Onechanbara Z2: Chaos Hands-On Preview – Too Many Mooks

Onechanbara Z2: Chaos offers fast-paced combat against all the zombies you could wish for. All of them. More, in fact. More zombies than you could wish for. More zombies than you should reasonably ask for. Good gravy!, there are a lot of zombies.

That’s ultimately why Onechanbara Z2: Chaos is an average game. There’s a very delicate space that every game has to find, where its gameplay segments are long enough without feeling too long. It’s why a basketball game is 60 minutes, or a fight is usually a max of three rounds, or why racing games have a general number of laps that feels right for that particular game.



Most stages in Z2: Chaos felt too long, be it just a little or by quite a lot. The final areas in particular felt like they would never end. It gave me the same feeling as looking at pictures from a friend’s vacation around the world: “Damn, these are beautiful, but I can’t do 940 pictures in one sitting.” The photos were great, the stories were amazing, but after the 300th picture, I’d had enough. Likewise in Z2: Chaos, killing the zombies controlled well, looked decent enough, and felt satisfying, but after a certain point, I needed the stage to end.

This feeling of anxiety were only exacerbated by some stages being do-overs from the previous Onechanbara game and by some enemies (even bosses) being the same or slightly modified versions of older foes. Z2: Chaos didn’t feel entirely new, so it didn’t get as much leeway with lengthy stages.

There isn’t much the player can do to solve this problem. Upgrading weapons and skills, along with simple improving ones own abilities can cut down your clear time, but can’t alleviate the problem of largely empty stages packed with what is essentially filler.

While the core gameplay was good enough once I got my hands on it, times were very rare when I’d be looking forward to playing Onechanbara Z2: Chaos. Most of my progress could probably be attributed to my sense of obligation not to waste money. I bought this thing (Japanese version), and I don’t like the idea of getting less than what I paid for. But if I didn’t have that motivating factor—if this game had been a gift or something—I can only wonder if I’d have made it to the end yet.

It might be different if the stages were better-looking or had interesting things in them, but they aren’t and they don’t. The character models look quite good, but the backgrounds and enemies look terribly behind the times. It’s not a good kind of outdated look either, where an old game can still look nice years later, but quite the opposite and just not pleasant to look at. So you’ve got these big stages with nothing much to do, and you can’t even enjoy the scenery or have a good time exploring the area. It feels incomplete in one way, stretched too thin in another.

Combat performs well, with only a very small handful of harmless glitches and not a frame rate drop to speak of during my whole playthrough. This adds an extra feeling of reward and satisfaction to the routine of watching Kagura and Co. fly all about the air kicking, slicing, punching, and chopping as many zombies as they can shake a katana at.

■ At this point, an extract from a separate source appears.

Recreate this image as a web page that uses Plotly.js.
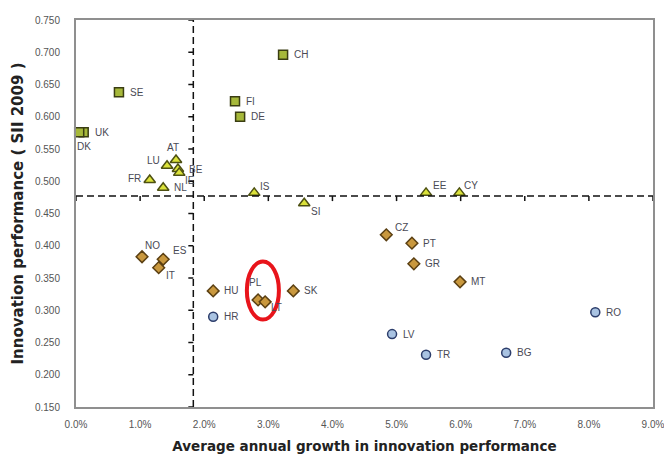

Onechanbara Z2: Chaos offers a dead-center average gameplay experience with satisfying, action-packed combat but absolutely nothing else. Stages overstay their welcome, are packed with filler fights, and look bland to boot, while weapon upgrades, new costumes, and leaderboards didn’t add great feelings of reward. If this combat ends up in another game with a little more polish, it’s something to watch out for, but as it stands… meh. It was okay, I guess.

Onechanbara Z2: Chaos is a PS4 exclusive due out in North America on July 21. The Japanese version was played for this preview.